Embassy refuses list of protests

Uppdaterad 2011-03-11 | Publicerad 2007-10-05

Aftonbladet's team stopped outside the building in London

100 000 of Aftonbladet´s readers have signed the list of protests.

But the Burmese embassy refuses to receive the letter.

– We do not accept it and you are not allowed to enter the building, says the ambassador through the entry phone.

Protestors are gathering at the street outside the embassy of Burma in London. They’ve been here each day since the 21 of august. Some days they’ve been more than hundred persons.

To elude the protests the embassy workers resolutely closes the doors. A hand-written sign on the door says that they have temporary closed the embassy for three hours. The receptionist says they went for lunch.
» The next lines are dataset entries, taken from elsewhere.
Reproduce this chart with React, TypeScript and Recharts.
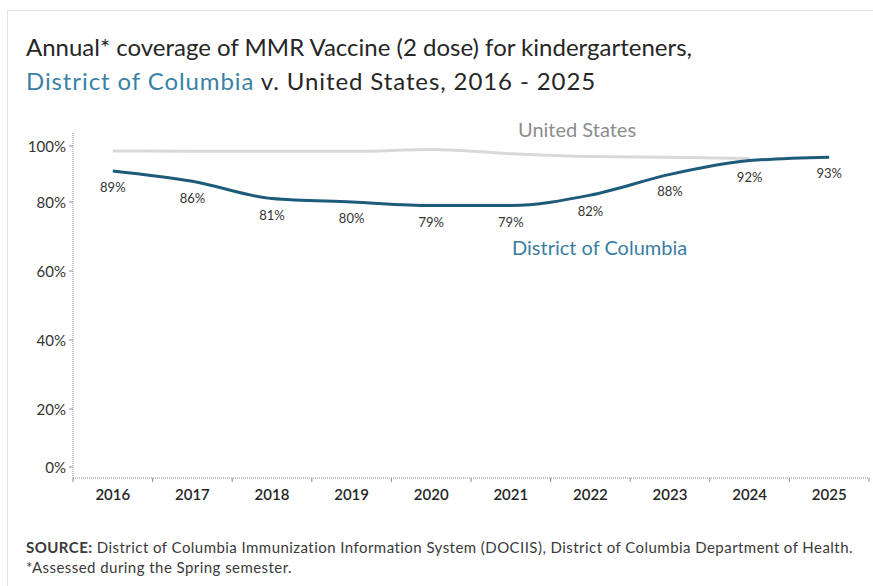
import { LineChart, Line, XAxis, YAxis, LabelList } from 'recharts'

const years = ['2016', '2017', '2018', '2019', '2020', '2021', '2022', '2023', '2024', '2025']
const dcCoverage = [89, 86, 81, 80, 79, 79, 82, 88, 92, 93]
const usCoverage = [94.8, 94.7, 94.7, 94.7, 95.2, 94.0, 93.2, 93.0, 92.6, null]
const yTicks = [0, 20, 40, 60, 80, 100]

const data = years.map((year, i) => ({ year, dc: dcCoverage[i], us: usCoverage[i] }))

const W = 873
const H = 586
const PLOT_LEFT = 73
const PLOT_RIGHT = 869
const PLOT_TOP = 133
const PLOT_BOTTOM = 478
const HALF_BAND = (PLOT_RIGHT - PLOT_LEFT) / years.length / 2

const DC_COLOR = '#1d5b7a'
const US_COLOR = '#d9d9d9'
const FONT = 'Lato, "Open Sans", sans-serif'

function YTick({ y, payload }: any) {
  // end labels sit a little inside the axis range
  const shift = payload.value === 100 ? 13 : payload.value === 0 ? -11 : 0
  return (
    <g>
      <line x1={PLOT_LEFT - 4} x2={PLOT_LEFT} y1={y + shift} y2={y + shift} stroke="#8c8c8c" />
      <text
        x={PLOT_LEFT - 7}
        y={y + shift}
        textAnchor="end"
        dominantBaseline="central"
        fontSize={15}
        fill="#333"
        fontFamily={FONT}
      >
        {payload.value}%
      </text>
    </g>
  )
}

function XTick({ x, payload, index }: any) {
  return (
    <g>
      <line x1={x - HALF_BAND} x2={x - HALF_BAND} y1={PLOT_BOTTOM} y2={PLOT_BOTTOM + 4} stroke="#8c8c8c" />
      {index === years.length - 1 && (
        <line x1={x + HALF_BAND} x2={x + HALF_BAND} y1={PLOT_BOTTOM} y2={PLOT_BOTTOM + 4} stroke="#8c8c8c" />
      )}
      <text
        x={x}
        y={PLOT_BOTTOM + 16}
        textAnchor="middle"
        dominantBaseline="central"
        fontSize={15}
        fontWeight={600}
        fill="#262626"
        fontFamily={FONT}
      >
        {payload.value}
      </text>
    </g>
  )
}

export default function App() {
  return (
    <div style={{ position: 'absolute', left: 0, top: 0, width: W, height: H, background: '#fff', overflow: 'hidden', fontFamily: FONT }}>
      <div style={{ position: 'absolute', left: 7, top: 10, right: -2, bottom: -2, borderLeft: '1px solid #e3e3e3', borderTop: '1px solid #e3e3e3' }} />

      <div style={{ position: 'absolute', left: 26, top: 30, fontSize: 24, lineHeight: '34px', color: '#262626', whiteSpace: 'nowrap' }}>
        Annual* coverage of MMR Vaccine (2 dose) for kindergarteners,
        <br />
        <span style={{ letterSpacing: 0.9 }}>
          <span style={{ color: '#3a82a6' }}>District of Columbia</span> v. United States, 2016 - 2025
        </span>
      </div>

      <LineChart
        width={W}
        height={H}
        data={data}
        margin={{ top: PLOT_TOP, right: W - PLOT_RIGHT, bottom: H - PLOT_BOTTOM - 30, left: 0 }}
        style={{ position: 'absolute', left: 0, top: 0 }}
      >
        <YAxis
          domain={[0, 100]}
          ticks={yTicks}
          width={PLOT_LEFT}
          axisLine={{ stroke: '#8c8c8c', strokeDasharray: '1 1' }}
          tickLine={false}
          tick={<YTick />}
        />
        <XAxis
          dataKey="year"
          height={30}
          padding={{ left: HALF_BAND, right: HALF_BAND }}
          axisLine={{ stroke: '#8c8c8c', strokeDasharray: '1 1' }}
          tickLine={false}
          tick={<XTick />}
          interval={0}
        />
        <Line
          type="monotone"
          dataKey="us"
          stroke={US_COLOR}
          strokeWidth={3}
          dot={false}
          isAnimationActive={false}
        />
        <Line
          type="monotone"
          dataKey="dc"
          stroke={DC_COLOR}
          strokeWidth={3}
          dot={false}
          isAnimationActive={false}
        >
          <LabelList
            dataKey="dc"
            position="bottom"
            offset={12}
            formatter={(v: any) => `${v}%`}
            style={{ fontSize: 13, fill: '#333', fontFamily: FONT }}
          />
        </Line>
      </LineChart>

      <div style={{ position: 'absolute', left: 518, top: 117, fontSize: 20, color: '#8c8c8c', whiteSpace: 'nowrap' }}>United States</div>
      <div style={{ position: 'absolute', left: 512, top: 235, fontSize: 20, color: '#3a7ea1', whiteSpace: 'nowrap' }}>District of Columbia</div>

      <div style={{ position: 'absolute', left: 26, top: 537, fontSize: 15, letterSpacing: 0.45, lineHeight: '20px', color: '#3a3a3a', whiteSpace: 'nowrap' }}>
        <b>SOURCE:</b> District of Columbia Immunization Information System (DOCIIS), District of Columbia Department of Health.
        <br />
        *Assessed during the Spring semester.
      </div>
    </div>
  )
}
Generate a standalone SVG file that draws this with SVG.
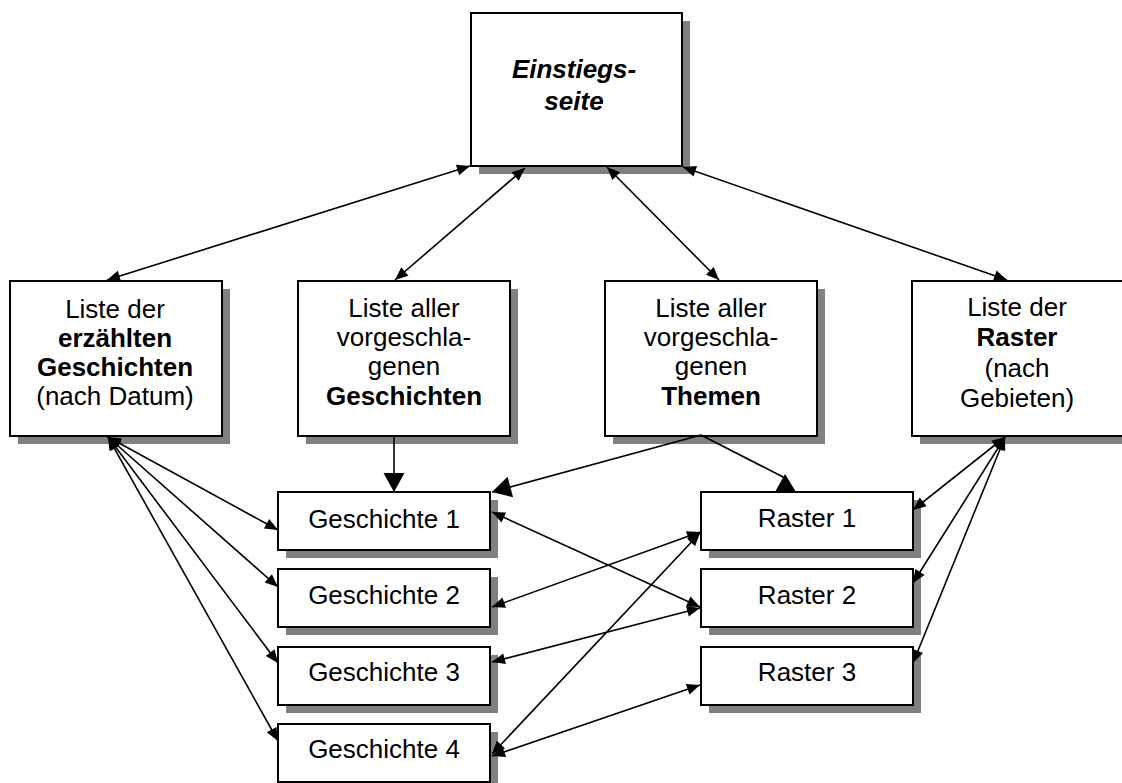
<svg xmlns="http://www.w3.org/2000/svg" width="1122" height="783" viewBox="0 0 1122 783">
<style>
.sh{fill:#808080}
.bx{fill:#fff;stroke:#000;stroke-width:2}
.t{font-family:"Liberation Sans",Arial,sans-serif;font-size:26px;text-anchor:middle;fill:#000}
.b{font-weight:bold}
.bi{font-weight:bold;font-style:italic}
.c{stroke:#000;stroke-width:1.6;fill:none}
.cb{stroke:#000;stroke-width:1.6;fill:none;marker-start:url(#ah);marker-end:url(#ah)}
.ce{stroke:#000;stroke-width:1.6;fill:none;marker-end:url(#big)}
</style>
<defs>
<marker id="ah" markerUnits="userSpaceOnUse" markerWidth="14" markerHeight="11" refX="13" refY="5.5" orient="auto-start-reverse" overflow="visible">
<path d="M0,0 L13,5.5 L0,11 z" fill="#000"/>
</marker>
<marker id="big" markerUnits="userSpaceOnUse" markerWidth="21" markerHeight="21" refX="19" refY="10.5" orient="auto" overflow="visible">
<path d="M0,0 L19,10.5 L0,21 z" fill="#000"/>
</marker>
</defs>
<rect width="1122" height="783" fill="#fff"/>

<g id="einstieg">
<rect class="sh" x="479" y="21" width="211" height="153"/>
<rect class="bx" x="471" y="13" width="211" height="153"/>
<text class="t bi" x="574" y="78">Einstiegs-</text>
<text class="t bi" x="574" y="110">seite</text>
</g>

<g id="liste-erzaehlt">
<rect class="sh" x="18" y="289" width="212" height="155"/>
<rect class="bx" x="10" y="281" width="212" height="155"/>
<text class="t" x="115" y="318">Liste der</text>
<text class="t b" x="115" y="347">erzählten</text>
<text class="t b" x="115" y="376">Geschichten</text>
<text class="t" x="115" y="405">(nach Datum)</text>
</g>

<g id="liste-geschichten">
<rect class="sh" x="306" y="289" width="212" height="155"/>
<rect class="bx" x="298" y="281" width="212" height="155"/>
<text class="t" x="404" y="317">Liste aller</text>
<text class="t" x="404" y="346">vorgeschla-</text>
<text class="t" x="404" y="375">genen</text>
<text class="t b" x="404" y="405">Geschichten</text>
</g>

<g id="liste-themen">
<rect class="sh" x="613" y="289" width="212" height="155"/>
<rect class="bx" x="605" y="281" width="212" height="155"/>
<text class="t" x="711" y="317">Liste aller</text>
<text class="t" x="711" y="346">vorgeschla-</text>
<text class="t" x="711" y="375">genen</text>
<text class="t b" x="711" y="405">Themen</text>
</g>

<g id="liste-raster">
<rect class="sh" x="920" y="289" width="212" height="155"/>
<rect class="bx" x="912" y="281" width="212" height="155"/>
<text class="t" x="1017" y="316">Liste der</text>
<text class="t b" x="1017" y="346">Raster</text>
<text class="t" x="1017" y="377">(nach</text>
<text class="t" x="1017" y="407">Gebieten)</text>
</g>

<g id="geschichte1">
<rect class="sh" x="286" y="500" width="212" height="58"/>
<rect class="bx" x="278" y="492" width="212" height="58"/>
<text class="t" x="384" y="528">Geschichte 1</text>
</g>
<g id="geschichte2">
<rect class="sh" x="286" y="577" width="212" height="58"/>
<rect class="bx" x="278" y="569" width="212" height="58"/>
<text class="t" x="384" y="604">Geschichte 2</text>
</g>
<g id="geschichte3">
<rect class="sh" x="286" y="655" width="212" height="58"/>
<rect class="bx" x="278" y="647" width="212" height="58"/>
<text class="t" x="384" y="681">Geschichte 3</text>
</g>
<g id="geschichte4">
<rect class="sh" x="286" y="732" width="212" height="58"/>
<rect class="bx" x="278" y="724" width="212" height="58"/>
<text class="t" x="384" y="758">Geschichte 4</text>
</g>

<g id="raster1">
<rect class="sh" x="709" y="500" width="212" height="58"/>
<rect class="bx" x="701" y="492" width="212" height="58"/>
<text class="t" x="807" y="527">Raster 1</text>
</g>
<g id="raster2">
<rect class="sh" x="709" y="577" width="212" height="58"/>
<rect class="bx" x="701" y="569" width="212" height="58"/>
<text class="t" x="807" y="604">Raster 2</text>
</g>
<g id="raster3">
<rect class="sh" x="709" y="655" width="212" height="58"/>
<rect class="bx" x="701" y="647" width="212" height="58"/>
<text class="t" x="807" y="681">Raster 3</text>
</g>

<g id="connectors">
<line class="cb" x1="107" y1="280" x2="470" y2="166"/>
<line class="cb" x1="395" y1="280" x2="525" y2="168"/>
<line class="cb" x1="719" y1="280" x2="607" y2="167"/>
<line class="cb" x1="1007" y1="280" x2="683" y2="167"/>

<line class="cb" x1="278" y1="530" x2="108" y2="437"/>
<line class="cb" x1="278" y1="587" x2="108" y2="437"/>
<line class="cb" x1="278" y1="663" x2="108" y2="437"/>
<line class="cb" x1="278" y1="741" x2="108" y2="437"/>

<line class="ce" x1="394" y1="436" x2="394" y2="492"/>
<line class="ce" x1="701" y1="435" x2="492" y2="492"/>
<line class="c" x1="701" y1="435" x2="785" y2="478"/>
<polygon points="775,492 796,492 785,474" fill="#000"/>

<line class="cb" x1="913" y1="510" x2="1005" y2="437"/>
<line class="cb" x1="913" y1="583" x2="1005" y2="437"/>
<line class="cb" x1="913" y1="663" x2="1005" y2="437"/>

<line class="cb" x1="492" y1="512" x2="700" y2="607"/>
<line class="cb" x1="492" y1="607" x2="700" y2="532"/>
<line class="cb" x1="492" y1="662" x2="700" y2="608"/>
<line class="cb" x1="492" y1="754" x2="700" y2="533"/>
<line class="cb" x1="492" y1="756" x2="700" y2="685"/>
</g>
</svg>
But the police have another explanation.

– We patrol the area in the view of the protests, and it is because of them the embassy is closed, says an officer to Aftonbladet.

It turns out to be an impossible mission to hand over the letter whom the chief editor of Aftonbladet, Anders Gerdin, and aftonbladet.se´s publisher in charge, Kalle Jungkvist, has signed.

The ambassador says through the entry phone that we’re not allowed to be in the area.

– We do not want the letter and we will under no circumstances accept it, says a man who answers at the third try.

The police have had enough and indemnifies the building.

– Please, do not misapprehend us. We support the protestors but we have to do our job. This doorstep belongs to Burma and you are not allowed to stand on it, says the officer.

Instead he suggests us to send the letter through regular mail.

– But I guess the embassy workers will burn it anyway.

But the denary protesters read the letter with joy.

– It means a lot that other countries supports our cause. But the only thing that really would improve the situation in Burma is weapon. The UN needs to send its peacekeeping troops and the US its army, says Kyaw Zwa, 40.

He and the protestor Yelin Zaw, 27, haven’t heard a spoken word from their relatives in three weeks. But they’ve heard that the situation now is calmer because of the huge numbers of people who fled to Thailand.

– Everyone is afraid. Hundreds of monks have fled from the monasteries every night. Otherwise they take the risk of being killed or imprisoned, says Yelin Zaw.